Canid conundrum continues

The following photos were taken around my hunt camp, near Mont Tremblant, Quebec, about 3 years ago showing what I believed at the time, to be images of an eastern wolf pursuing a whitetail deer.

But was it really a wolf? Could it have been a coyote-wolf hybrid?

Thanks to fishr for putting me on an episode of the Nature of Things with David Suzuki, where they featured the Coywolf, its biology, evolution and how their population continues to expand throughout North America.

http://www.cbc.ca/natureofthings/episodes/meet-the-coywolf

It was pointed out that in Algonquin Park alone, 1/3 of the predators examined in a recent study turned out to be the hybrid Coywolf, while the bulk of animals captured were eastern coyotes and, to a lesser degree, the eastern wolf.

The theory is that eastern wolf eradication programs in the early 1900’s created a ‘predator void’ in central and eastern NA, whereby coyotes from the south moved northward to establish a new home range.

As these adaptable southern yotes arrived with few predators to speak of (besides man) and since most of the eastern wolves were gone(but not all), they managed to intermingle with the remaining few wolves in the region.

The eastern wolf began to perceive the eastern coyote as a mate instead of an enemy. Unlike the grey or timber wolf, the eastern wolf will tolerate the eastern coyote.

A distinct hybrid species – the coywolf – was born in 1919!

Not as large or robust as the eastern wolf, but larger and stockier than a typical eastern coyote.

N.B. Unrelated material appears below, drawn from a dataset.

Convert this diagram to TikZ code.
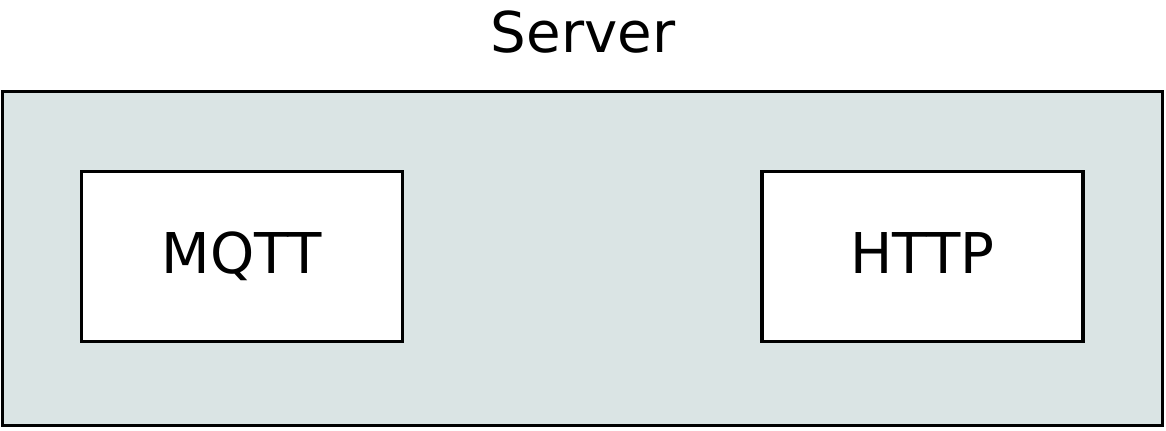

Researchers in Nova Scotia maintain that the coywolf is actually dominating in numbers and growing more aggressive with time. Other researchers in big US Cities like Chicago are studying movements and growth of Urban coywolves.

So, who’s to say what the bulk of the predators are in this region? My guess is, we still have a mix of natural eastern coyotes, some coywolves, and just north of us in the upper valley and across the river, there remains a small number of eastern wolves as in the photos above.

I invite you all to send in your predator pics, so that we may dissect the crap out of them, and come up with a reasonable identity of the animal in question: (t[email protected])

Of the hundreds of predator images Ive taken around my house (within Ottawa City Limits) I see very few that fall into the ‘coywolf’ category based on what I now know.